- _Supplied material_:
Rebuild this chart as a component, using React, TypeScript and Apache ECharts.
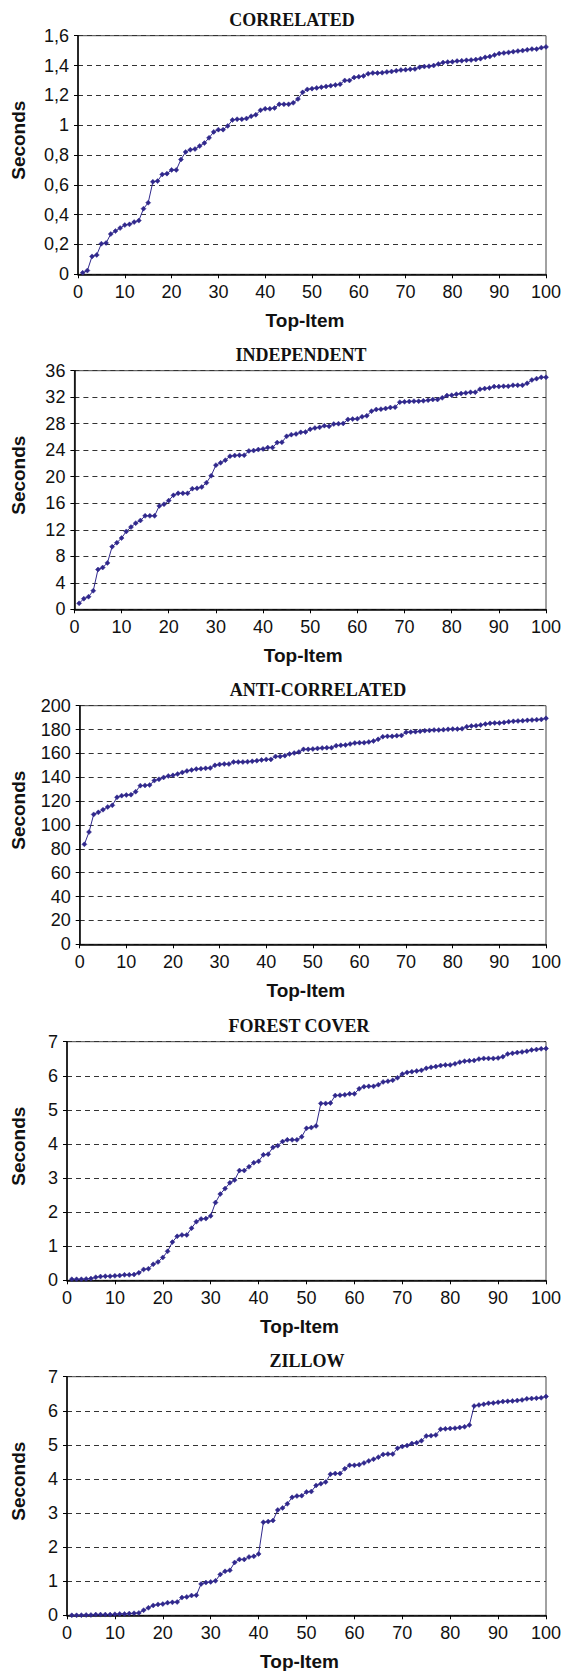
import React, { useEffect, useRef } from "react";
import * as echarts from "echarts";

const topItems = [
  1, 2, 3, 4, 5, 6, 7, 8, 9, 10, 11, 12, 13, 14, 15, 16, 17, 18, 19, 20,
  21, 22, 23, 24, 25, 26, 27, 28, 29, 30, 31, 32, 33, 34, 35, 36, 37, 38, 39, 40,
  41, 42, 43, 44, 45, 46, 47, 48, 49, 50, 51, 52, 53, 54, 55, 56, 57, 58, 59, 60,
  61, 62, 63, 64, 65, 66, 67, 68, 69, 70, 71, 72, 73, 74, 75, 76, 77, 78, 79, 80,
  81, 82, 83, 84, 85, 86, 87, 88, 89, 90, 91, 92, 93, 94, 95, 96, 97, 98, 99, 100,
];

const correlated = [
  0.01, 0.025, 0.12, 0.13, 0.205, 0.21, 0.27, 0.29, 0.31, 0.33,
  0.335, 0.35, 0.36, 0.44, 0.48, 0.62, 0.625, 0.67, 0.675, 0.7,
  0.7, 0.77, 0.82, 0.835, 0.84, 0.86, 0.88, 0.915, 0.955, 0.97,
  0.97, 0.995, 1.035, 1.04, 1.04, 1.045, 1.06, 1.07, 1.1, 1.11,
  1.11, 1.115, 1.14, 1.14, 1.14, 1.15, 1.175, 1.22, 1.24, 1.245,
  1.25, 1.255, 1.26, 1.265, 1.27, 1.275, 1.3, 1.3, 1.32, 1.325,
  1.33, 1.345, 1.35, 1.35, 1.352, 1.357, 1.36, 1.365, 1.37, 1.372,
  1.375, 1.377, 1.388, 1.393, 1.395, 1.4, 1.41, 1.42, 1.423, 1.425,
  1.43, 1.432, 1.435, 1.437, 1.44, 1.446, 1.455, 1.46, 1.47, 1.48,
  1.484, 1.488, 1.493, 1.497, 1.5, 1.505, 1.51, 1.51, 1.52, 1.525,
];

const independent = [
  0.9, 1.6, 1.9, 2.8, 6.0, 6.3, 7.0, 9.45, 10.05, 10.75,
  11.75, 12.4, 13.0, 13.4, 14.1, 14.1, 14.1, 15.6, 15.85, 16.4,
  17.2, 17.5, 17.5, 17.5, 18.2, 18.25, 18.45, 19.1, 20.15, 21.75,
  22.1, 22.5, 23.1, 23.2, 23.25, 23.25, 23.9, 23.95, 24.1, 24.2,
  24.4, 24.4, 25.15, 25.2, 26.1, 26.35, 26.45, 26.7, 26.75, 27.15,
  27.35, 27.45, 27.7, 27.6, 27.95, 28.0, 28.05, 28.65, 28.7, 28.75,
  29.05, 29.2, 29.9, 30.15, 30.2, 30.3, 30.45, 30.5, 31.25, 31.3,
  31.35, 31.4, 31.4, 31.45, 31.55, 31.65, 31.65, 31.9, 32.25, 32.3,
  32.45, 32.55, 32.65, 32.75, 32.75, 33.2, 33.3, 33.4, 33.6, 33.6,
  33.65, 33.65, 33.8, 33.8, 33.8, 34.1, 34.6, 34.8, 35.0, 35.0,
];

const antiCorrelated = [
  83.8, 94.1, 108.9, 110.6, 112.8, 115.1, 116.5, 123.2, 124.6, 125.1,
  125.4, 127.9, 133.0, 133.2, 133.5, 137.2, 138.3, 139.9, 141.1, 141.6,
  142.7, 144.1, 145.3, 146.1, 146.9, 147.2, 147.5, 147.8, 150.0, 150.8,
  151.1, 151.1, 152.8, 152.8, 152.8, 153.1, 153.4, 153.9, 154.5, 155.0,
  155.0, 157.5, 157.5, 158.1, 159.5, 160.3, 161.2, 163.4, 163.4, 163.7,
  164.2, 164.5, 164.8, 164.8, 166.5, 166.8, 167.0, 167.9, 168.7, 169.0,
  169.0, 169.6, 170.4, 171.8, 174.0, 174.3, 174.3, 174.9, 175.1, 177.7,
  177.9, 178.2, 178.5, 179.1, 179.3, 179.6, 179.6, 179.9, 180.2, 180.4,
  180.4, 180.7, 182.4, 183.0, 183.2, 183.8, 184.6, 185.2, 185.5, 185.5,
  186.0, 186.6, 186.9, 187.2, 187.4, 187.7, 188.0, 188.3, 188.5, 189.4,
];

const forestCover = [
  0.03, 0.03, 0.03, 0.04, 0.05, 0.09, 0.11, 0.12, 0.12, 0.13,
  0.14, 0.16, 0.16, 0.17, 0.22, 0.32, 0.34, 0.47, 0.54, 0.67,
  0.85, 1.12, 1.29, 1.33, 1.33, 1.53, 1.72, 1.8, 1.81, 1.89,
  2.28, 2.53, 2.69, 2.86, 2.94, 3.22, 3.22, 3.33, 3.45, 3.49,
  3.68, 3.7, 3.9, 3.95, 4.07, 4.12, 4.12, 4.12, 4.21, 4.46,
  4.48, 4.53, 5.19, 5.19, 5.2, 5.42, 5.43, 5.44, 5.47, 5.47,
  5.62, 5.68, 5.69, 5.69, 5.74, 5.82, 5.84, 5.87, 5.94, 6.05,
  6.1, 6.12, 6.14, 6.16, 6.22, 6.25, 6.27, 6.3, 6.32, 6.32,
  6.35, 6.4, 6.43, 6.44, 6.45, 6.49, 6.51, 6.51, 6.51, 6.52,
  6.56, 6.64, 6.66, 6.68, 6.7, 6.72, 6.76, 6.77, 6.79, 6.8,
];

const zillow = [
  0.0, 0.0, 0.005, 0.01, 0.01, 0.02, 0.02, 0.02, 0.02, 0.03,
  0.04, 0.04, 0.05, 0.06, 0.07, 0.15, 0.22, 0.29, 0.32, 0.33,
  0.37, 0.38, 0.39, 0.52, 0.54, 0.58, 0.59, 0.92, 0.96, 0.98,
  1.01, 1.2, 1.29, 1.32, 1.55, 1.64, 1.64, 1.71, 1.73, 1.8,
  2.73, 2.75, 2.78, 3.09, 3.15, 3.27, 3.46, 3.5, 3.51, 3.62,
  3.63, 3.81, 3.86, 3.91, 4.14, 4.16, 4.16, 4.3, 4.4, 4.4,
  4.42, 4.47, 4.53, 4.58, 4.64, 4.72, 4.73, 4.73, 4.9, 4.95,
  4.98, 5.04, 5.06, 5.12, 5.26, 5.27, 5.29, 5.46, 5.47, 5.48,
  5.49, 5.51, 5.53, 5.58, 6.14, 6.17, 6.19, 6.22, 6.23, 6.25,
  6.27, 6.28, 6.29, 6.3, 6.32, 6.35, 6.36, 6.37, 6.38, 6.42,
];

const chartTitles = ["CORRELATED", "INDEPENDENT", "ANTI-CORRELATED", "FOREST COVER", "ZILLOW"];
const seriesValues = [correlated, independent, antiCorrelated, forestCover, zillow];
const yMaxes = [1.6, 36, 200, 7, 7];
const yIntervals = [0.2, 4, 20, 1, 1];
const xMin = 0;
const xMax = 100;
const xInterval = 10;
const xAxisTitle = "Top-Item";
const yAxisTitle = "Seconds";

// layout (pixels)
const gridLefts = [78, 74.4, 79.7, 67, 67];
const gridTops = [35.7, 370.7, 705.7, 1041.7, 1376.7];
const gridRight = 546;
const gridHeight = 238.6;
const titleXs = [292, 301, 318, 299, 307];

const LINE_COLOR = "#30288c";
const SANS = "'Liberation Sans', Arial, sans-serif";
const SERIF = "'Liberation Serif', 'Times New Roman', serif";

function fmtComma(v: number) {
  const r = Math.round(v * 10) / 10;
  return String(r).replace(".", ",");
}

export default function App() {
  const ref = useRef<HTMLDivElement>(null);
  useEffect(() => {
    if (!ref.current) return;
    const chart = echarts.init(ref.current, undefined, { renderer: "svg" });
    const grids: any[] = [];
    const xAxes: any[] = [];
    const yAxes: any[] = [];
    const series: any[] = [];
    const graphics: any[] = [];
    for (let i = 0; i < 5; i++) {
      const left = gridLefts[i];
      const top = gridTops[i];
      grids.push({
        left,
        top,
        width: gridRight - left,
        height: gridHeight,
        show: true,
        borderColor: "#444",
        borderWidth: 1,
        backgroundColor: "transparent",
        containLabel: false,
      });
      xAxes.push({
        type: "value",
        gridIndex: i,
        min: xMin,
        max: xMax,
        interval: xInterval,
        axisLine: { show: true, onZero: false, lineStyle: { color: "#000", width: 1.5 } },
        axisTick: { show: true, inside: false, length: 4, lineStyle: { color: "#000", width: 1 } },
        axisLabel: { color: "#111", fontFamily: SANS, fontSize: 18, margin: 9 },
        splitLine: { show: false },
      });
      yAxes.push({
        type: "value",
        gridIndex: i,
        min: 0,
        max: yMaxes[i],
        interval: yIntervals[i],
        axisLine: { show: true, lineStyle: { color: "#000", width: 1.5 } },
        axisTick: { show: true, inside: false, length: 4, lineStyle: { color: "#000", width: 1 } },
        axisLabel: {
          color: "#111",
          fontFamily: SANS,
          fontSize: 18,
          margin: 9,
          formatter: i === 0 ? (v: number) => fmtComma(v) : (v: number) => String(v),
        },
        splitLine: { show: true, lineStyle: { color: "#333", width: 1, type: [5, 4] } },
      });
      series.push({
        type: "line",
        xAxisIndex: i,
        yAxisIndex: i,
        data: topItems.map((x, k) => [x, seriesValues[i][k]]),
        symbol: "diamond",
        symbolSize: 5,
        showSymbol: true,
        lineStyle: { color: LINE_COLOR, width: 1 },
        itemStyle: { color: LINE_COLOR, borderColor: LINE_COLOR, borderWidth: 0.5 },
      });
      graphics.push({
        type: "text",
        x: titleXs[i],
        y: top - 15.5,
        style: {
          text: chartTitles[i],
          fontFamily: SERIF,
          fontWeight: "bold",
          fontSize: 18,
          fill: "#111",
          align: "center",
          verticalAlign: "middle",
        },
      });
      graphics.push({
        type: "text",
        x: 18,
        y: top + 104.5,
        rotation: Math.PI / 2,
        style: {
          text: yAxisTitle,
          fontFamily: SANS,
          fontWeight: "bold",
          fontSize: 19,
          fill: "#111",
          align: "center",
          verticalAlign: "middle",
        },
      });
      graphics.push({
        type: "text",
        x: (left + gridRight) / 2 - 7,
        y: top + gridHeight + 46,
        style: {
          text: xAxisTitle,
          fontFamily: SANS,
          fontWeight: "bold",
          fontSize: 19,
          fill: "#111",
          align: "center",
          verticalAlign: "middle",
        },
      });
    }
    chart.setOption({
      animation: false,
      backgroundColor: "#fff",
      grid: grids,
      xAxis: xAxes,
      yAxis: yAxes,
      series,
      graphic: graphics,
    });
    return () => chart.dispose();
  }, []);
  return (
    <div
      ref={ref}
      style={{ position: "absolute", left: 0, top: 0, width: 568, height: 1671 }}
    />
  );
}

- _What the exercise asks_: Extract, word for word, each line from the top of the data down to and including the line with "import * as"; skip the pictures.

- _Result for this exercise_:
Rebuild this chart as a component, using React, TypeScript and Apache ECharts.
import React, { useEffect, useRef } from "react";
import * as echarts from "echarts";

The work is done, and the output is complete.